* [What is expected]: Retype each line exactly. Skip images.

☆ ☆ ☆ ☆ ☆

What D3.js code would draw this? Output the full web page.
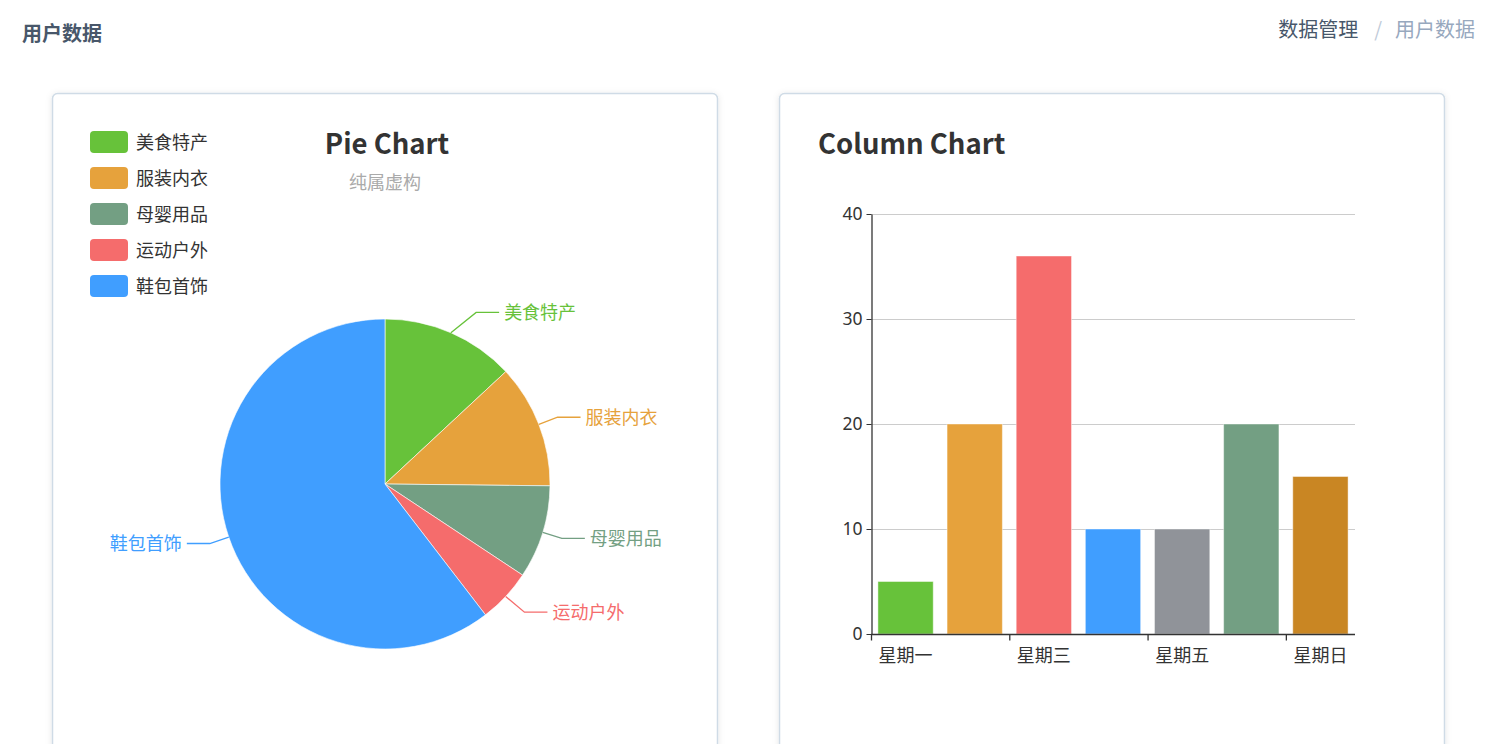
<!DOCTYPE html>
<html><head><meta charset="utf-8">
<script src="https://cdn.jsdelivr.net/npm/d3@7"></script>
<style>
html,body{margin:0;padding:0;background:#fff;overflow:hidden}
svg text{font-family:"Microsoft YaHei","Noto Sans CJK SC","Noto Sans",sans-serif}
</style></head>
<body>
<svg id="page" width="1501" height="744"></svg>
<script>
// ---- data ----
const pieCategories = ["美食特产", "服装内衣", "母婴用品", "运动户外", "鞋包首饰"];
const pieValues = [335, 310, 234, 135, 1548];
const pieColors = ["#67c23a", "#e6a23c", "#739f83", "#f56c6c", "#409eff"];

const barCategories = ["星期一", "星期二", "星期三", "星期四", "星期五", "星期六", "星期日"];
const barValues = [5, 20, 36, 10, 10, 20, 15];
const barColors = ["#67c23a", "#e6a23c", "#f56c6c", "#409eff", "#909399", "#739f83", "#c98623"];
const yTicks = [0, 10, 20, 30, 40];

const svg = d3.select("#page");

// ---- header ----
svg.append("text").attr("x", 22).attr("y", 41).attr("font-size", 20).attr("font-weight", "bold")
  .attr("fill", "#48576a").text("用户数据");
const bc = svg.append("text").attr("x", 1475).attr("y", 37).attr("font-size", 20).attr("text-anchor", "end");
bc.append("tspan").attr("fill", "#48576a").text("数据管理");
bc.append("tspan").attr("fill", "#bfcbd9").attr("dx", 16).text("/");
bc.append("tspan").attr("fill", "#97a8be").attr("dx", 13).text("用户数据");

// ---- cards ----
const defs = svg.append("defs");
const f = defs.append("filter").attr("id", "sh").attr("x", "-5%").attr("y", "-5%").attr("width", "110%").attr("height", "110%");
f.append("feDropShadow").attr("dx", 0).attr("dy", 1).attr("stdDeviation", 3).attr("flood-color", "#000").attr("flood-opacity", 0.1);
[[52.5, 93.5], [779.5, 93.5]].forEach(([x, y]) => {
  svg.append("rect").attr("x", x).attr("y", y).attr("width", 665).attr("height", 700)
    .attr("rx", 5).attr("fill", "#fff").attr("stroke", "#cfdbe6").attr("stroke-width", 1.5).attr("filter", "url(#sh)");
});

// ---- pie chart ----
svg.append("text").attr("x", 387).attr("y", 154).attr("text-anchor", "middle").attr("font-size", 27.5)
  .attr("font-weight", "bold").attr("fill", "#333").text("Pie Chart");
svg.append("text").attr("x", 385).attr("y", 189).attr("text-anchor", "middle").attr("font-size", 18)
  .attr("fill", "#aaa").text("纯属虚构");

// legend
const leg = svg.append("g");
pieCategories.forEach((c, i) => {
  const g = leg.append("g").attr("transform", `translate(90,${131 + i * 36})`);
  g.append("rect").attr("width", 38).attr("height", 22).attr("rx", 4).attr("fill", pieColors[i]);
  g.append("text").attr("x", 46).attr("y", 17.5).attr("font-size", 18).attr("fill", "#333").text(c);
});

const cx = 385, cy = 484, R = 165;
const pie = d3.pie().sort(null).value(d => d)(pieValues);
const arc = d3.arc().innerRadius(0).outerRadius(R);
const pg = svg.append("g").attr("transform", `translate(${cx},${cy})`);
pg.selectAll("path").data(pie).join("path")
  .attr("d", arc).attr("fill", (d, i) => pieColors[i]).attr("stroke", "#fff").attr("stroke-width", 0.6);

// labels with label lines
const len1 = 20, len2 = 23, maxSlope = Math.tan(36 * Math.PI / 180);
pie.forEach((d, i) => {
  const a = (d.startAngle + d.endAngle) / 2;
  const sx = Math.sin(a), sy = -Math.cos(a);
  const p0 = [R * sx, R * sy];
  let p1 = [(R + len1) * sx, (R + len1) * sy];
  const dy = p1[1] - p0[1];
  let dx = p1[0] - p0[0];
  if (Math.abs(dy) > Math.abs(dx) * maxSlope) {
    dx = Math.sign(dx) * Math.abs(dy) / maxSlope;
    p1 = [p0[0] + dx, p1[1] + Math.sign(dy) * 2];
  }
  const dir = sx >= 0 ? 1 : -1;
  const p2 = [p1[0] + dir * len2, p1[1]];
  pg.append("polyline").attr("points", [p0, p1, p2].map(p => p.join(",")).join(" "))
    .attr("fill", "none").attr("stroke", pieColors[i]).attr("stroke-width", 1.3);
  pg.append("text").attr("x", p2[0] + dir * 5).attr("y", p2[1]).attr("dy", "0.36em")
    .attr("text-anchor", dir > 0 ? "start" : "end").attr("font-size", 18)
    .attr("fill", pieColors[i]).text(pieCategories[i]);
});

// ---- column chart ----
svg.append("text").attr("x", 818).attr("y", 154).attr("font-size", 27.5)
  .attr("font-weight", "bold").attr("fill", "#333").text("Column Chart");

const x = d3.scaleBand().domain(barCategories).range([871, 1355]).paddingInner(0.2).paddingOuter(0.1);
const xb = d3.scaleBand().domain(barCategories).range([871, 1355]);
const y = d3.scaleLinear().domain([0, 40]).range([634, 214]);

// grid
svg.append("g").selectAll("line").data(yTicks.slice(1)).join("line")
  .attr("x1", 871).attr("x2", 1355).attr("y1", d => y(d) + 0.5).attr("y2", d => y(d) + 0.5)
  .attr("stroke", "#ccc").attr("stroke-width", 1);

// bars
svg.append("g").selectAll("rect").data(barValues).join("rect")
  .attr("x", (d, i) => x(barCategories[i])).attr("width", x.bandwidth())
  .attr("y", d => y(d)).attr("height", d => y(0) - y(d))
  .attr("fill", (d, i) => barColors[i])
  .attr("stroke", "rgba(255,255,255,0.45)").attr("stroke-width", 1);

// y axis
const ya = svg.append("g").attr("transform", "translate(871.5,0)")
  .call(d3.axisLeft(y).tickValues(yTicks).tickSize(5).tickSizeOuter(0).tickPadding(4));
ya.select(".domain").attr("stroke", "#333").attr("stroke-width", 1.3);
ya.selectAll(".tick line").attr("stroke", "#333");
ya.selectAll(".tick text").attr("font-size", 17.5).attr("fill", "#333")
  .style("font-family", '"Noto Sans","DejaVu Sans",sans-serif');

// x axis: labels every other category, ticks at band start
const xa = svg.append("g").attr("transform", `translate(0,${y(0) + 0.5})`);
xa.append("line").attr("x1", 871).attr("x2", 1355).attr("stroke", "#333").attr("stroke-width", 1.3);
const shown = barCategories.filter((c, i) => i % 2 === 0);
xa.selectAll("line.tk").data(shown).join("line").attr("class", "tk")
  .attr("x1", d => xb(d) + 0.5).attr("x2", d => xb(d) + 0.5).attr("y1", 0).attr("y2", 6)
  .attr("stroke", "#333").attr("stroke-width", 1.3);
xa.selectAll("text").data(shown).join("text")
  .attr("x", d => xb(d) + xb.bandwidth() / 2).attr("y", 21).attr("dy", "0.36em")
  .attr("text-anchor", "middle").attr("font-size", 18).attr("fill", "#333").text(d => d);
</script>
</body></html>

☆ ☆ ☆ ☆ ☆

* [Result of this task]:
What D3.js code would draw this? Output the full web page.
<!DOCTYPE html>
<html><head><meta charset="utf-8">
<script src="https://cdn.jsdelivr.net/npm/d3@7"></script>
<style>
html,body{margin:0;padding:0;background:#fff;overflow:hidden}
svg text{font-family:"Microsoft YaHei","Noto Sans CJK SC","Noto Sans",sans-serif}
</style></head>
<body>
<svg id="page" width="1501" height="744"></svg>
<script>
// ---- data ----
const pieCategories = ["美食特产", "服装内衣", "母婴用品", "运动户外", "鞋包首饰"];
const pieValues = [335, 310, 234, 135, 1548];
const pieColors = ["#67c23a", "#e6a23c", "#739f83", "#f56c6c", "#409eff"];

const barCategories = ["星期一", "星期二", "星期三", "星期四", "星期五", "星期六", "星期日"];
const barValues = [5, 20, 36, 10, 10, 20, 15];
const barColors = ["#67c23a", "#e6a23c", "#f56c6c", "#409eff", "#909399", "#739f83", "#c98623"];
const yTicks = [0, 10, 20, 30, 40];

const svg = d3.select("#page");

// ---- header ----
svg.append("text").attr("x", 22).attr("y", 41).attr("font-size", 20).attr("font-weight", "bold")
  .attr("fill", "#48576a").text("用户数据");
const bc = svg.append("text").attr("x", 1475).attr("y", 37).attr("font-size", 20).attr("text-anchor", "end");
bc.append("tspan").attr("fill", "#48576a").text("数据管理");
bc.append("tspan").attr("fill", "#bfcbd9").attr("dx", 16).text("/");
bc.append("tspan").attr("fill", "#97a8be").attr("dx", 13).text("用户数据");

// ---- cards ----
const defs = svg.append("defs");
const f = defs.append("filter").attr("id", "sh").attr("x", "-5%").attr("y", "-5%").attr("width", "110%").attr("height", "110%");
f.append("feDropShadow").attr("dx", 0).attr("dy", 1).attr("stdDeviation", 3).attr("flood-color", "#000").attr("flood-opacity", 0.1);
[[52.5, 93.5], [779.5, 93.5]].forEach(([x, y]) => {
  svg.append("rect").attr("x", x).attr("y", y).attr("width", 665).attr("height", 700)
    .attr("rx", 5).attr("fill", "#fff").attr("stroke", "#cfdbe6").attr("stroke-width", 1.5).attr("filter", "url(#sh)");
});

// ---- pie chart ----
svg.append("text").attr("x", 387).attr("y", 154).attr("text-anchor", "middle").attr("font-size", 27.5)
  .attr("font-weight", "bold").attr("fill", "#333").text("Pie Chart");
svg.append("text").attr("x", 385).attr("y", 189).attr("text-anchor", "middle").attr("font-size", 18)
  .attr("fill", "#aaa").text("纯属虚构");

// legend
const leg = svg.append("g");
pieCategories.forEach((c, i) => {
  const g = leg.append("g").attr("transform", `translate(90,${131 + i * 36})`);
  g.append("rect").attr("width", 38).attr("height", 22).attr("rx", 4).attr("fill", pieColors[i]);
  g.append("text").attr("x", 46).attr("y", 17.5).attr("font-size", 18).attr("fill", "#333").text(c);
});

const cx = 385, cy = 484, R = 165;
const pie = d3.pie().sort(null).value(d => d)(pieValues);
const arc = d3.arc().innerRadius(0).outerRadius(R);
const pg = svg.append("g").attr("transform", `translate(${cx},${cy})`);
pg.selectAll("path").data(pie).join("path")
  .attr("d", arc).attr("fill", (d, i) => pieColors[i]).attr("stroke", "#fff").attr("stroke-width", 0.6);

// labels with label lines
const len1 = 20, len2 = 23, maxSlope = Math.tan(36 * Math.PI / 180);
pie.forEach((d, i) => {
  const a = (d.startAngle + d.endAngle) / 2;
  const sx = Math.sin(a), sy = -Math.cos(a);
  const p0 = [R * sx, R * sy];
  let p1 = [(R + len1) * sx, (R + len1) * sy];
  const dy = p1[1] - p0[1];
  let dx = p1[0] - p0[0];
  if (Math.abs(dy) > Math.abs(dx) * maxSlope) {
    dx = Math.sign(dx) * Math.abs(dy) / maxSlope;
    p1 = [p0[0] + dx, p1[1] + Math.sign(dy) * 2];
  }
  const dir = sx >= 0 ? 1 : -1;
  const p2 = [p1[0] + dir * len2, p1[1]];
  pg.append("polyline").attr("points", [p0, p1, p2].map(p => p.join(",")).join(" "))
    .attr("fill", "none").attr("stroke", pieColors[i]).attr("stroke-width", 1.3);
  pg.append("text").attr("x", p2[0] + dir * 5).attr("y", p2[1]).attr("dy", "0.36em")
    .attr("text-anchor", dir > 0 ? "start" : "end").attr("font-size", 18)
    .attr("fill", pieColors[i]).text(pieCategories[i]);
});

// ---- column chart ----
svg.append("text").attr("x", 818).attr("y", 154).attr("font-size", 27.5)
  .attr("font-weight", "bold").attr("fill", "#333").text("Column Chart");

const x = d3.scaleBand().domain(barCategories).range([871, 1355]).paddingInner(0.2).paddingOuter(0.1);
const xb = d3.scaleBand().domain(barCategories).range([871, 1355]);
const y = d3.scaleLinear().domain([0, 40]).range([634, 214]);

// grid
svg.append("g").selectAll("line").data(yTicks.slice(1)).join("line")
  .attr("x1", 871).attr("x2", 1355).attr("y1", d => y(d) + 0.5).attr("y2", d => y(d) + 0.5)
  .attr("stroke", "#ccc").attr("stroke-width", 1);

// bars
svg.append("g").selectAll("rect").data(barValues).join("rect")
  .attr("x", (d, i) => x(barCategories[i])).attr("width", x.bandwidth())
  .attr("y", d => y(d)).attr("height", d => y(0) - y(d))
  .attr("fill", (d, i) => barColors[i])
  .attr("stroke", "rgba(255,255,255,0.45)").attr("stroke-width", 1);

// y axis
const ya = svg.append("g").attr("transform", "translate(871.5,0)")
  .call(d3.axisLeft(y).tickValues(yTicks).tickSize(5).tickSizeOuter(0).tickPadding(4));
ya.select(".domain").attr("stroke", "#333").attr("stroke-width", 1.3);
ya.selectAll(".tick line").attr("stroke", "#333");
ya.selectAll(".tick text").attr("font-size", 17.5).attr("fill", "#333")
  .style("font-family", '"Noto Sans","DejaVu Sans",sans-serif');

// x axis: labels every other category, ticks at band start
const xa = svg.append("g").attr("transform", `translate(0,${y(0) + 0.5})`);
xa.append("line").attr("x1", 871).attr("x2", 1355).attr("stroke", "#333").attr("stroke-width", 1.3);
const shown = barCategories.filter((c, i) => i % 2 === 0);
xa.selectAll("line.tk").data(shown).join("line").attr("class", "tk")
  .attr("x1", d => xb(d) + 0.5).attr("x2", d => xb(d) + 0.5).attr("y1", 0).attr("y2", 6)
  .attr("stroke", "#333").attr("stroke-width", 1.3);
xa.selectAll("text").data(shown).join("text")
  .attr("x", d => xb(d) + xb.bandwidth() / 2).attr("y", 21).attr("dy", "0.36em")
  .attr("text-anchor", "middle").attr("font-size", 18).attr("fill", "#333").text(d => d);
</script>
</body></html>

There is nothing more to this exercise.